The design of aerodynamic shapes, such as airfoils, has traditionally required significant computational resources and relied on predefined design parameters, which limit the potential for novel shape synthesis. In this work, we introduce a data-driven methodology for airfoil generation using a diffusion model. Trained on a dataset of preexisting airfoils, our model can generate an arbitrary number of new airfoils from random vectors, which can be conditioned on specific aerodynamic performance metrics such as lift and drag, or geometric criteria. Our results demonstrate that the diffusion model effectively produces airfoil shapes with realistic aerodynamic properties, offering substantial improvements in efficiency, flexibility, and the potential for discovering innovative airfoil designs.
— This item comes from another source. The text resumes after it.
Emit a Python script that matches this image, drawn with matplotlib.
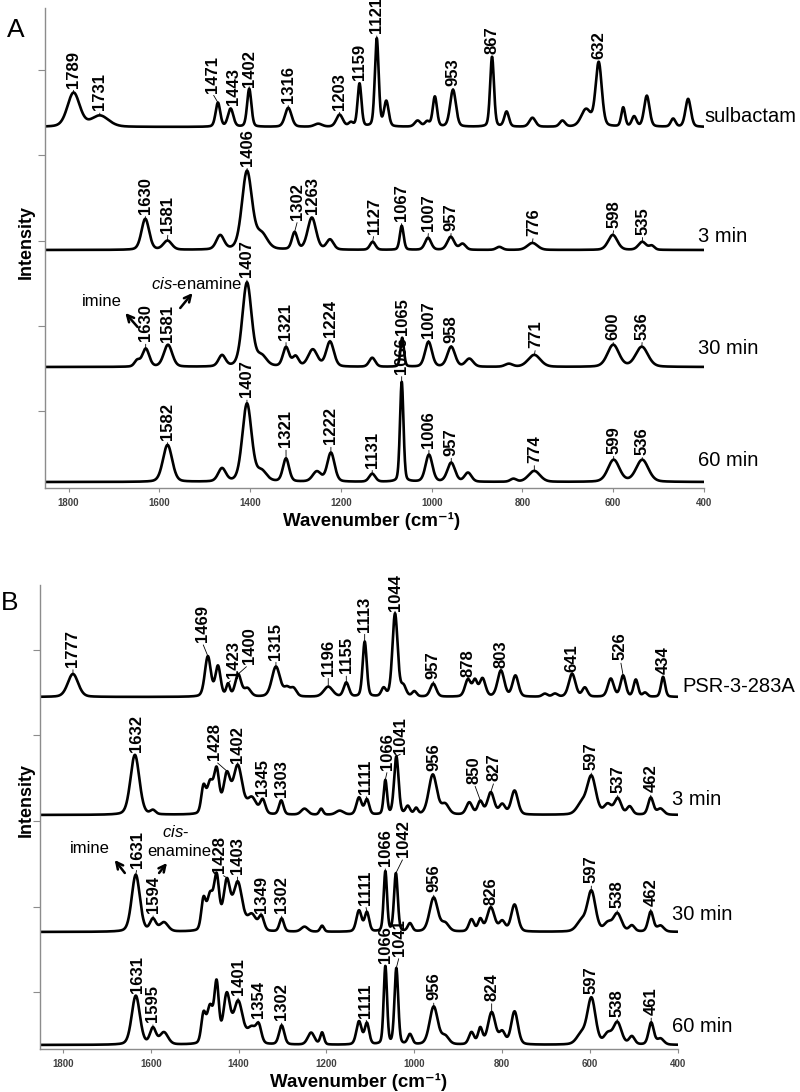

This approach significantly expands the design space, facilitating the synthesis of high-performance aerodynamic shapes that transcend the limitations of traditional methods.

翻译：空气动力学外形（如翼型）的设计传统上需要大量计算资源，并依赖于预定义的设计参数，这限制了新颖形状合成的潜力。本研究提出了一种基于扩散模型的数据驱动翼型生成方法。该模型在已有翼型数据集上进行训练，能够从随机向量生成任意数量的新翼型，并可根据特定气动性能指标（如升力和阻力）或几何准则进行条件约束。结果表明，该扩散模型能有效生成具有真实气动特性的翼型形状，在效率、灵活性和发现创新翼型设计的潜力方面均有显著提升。该方法极大拓展了设计空间，有助于合成超越传统方法限制的高性能空气动力学外形。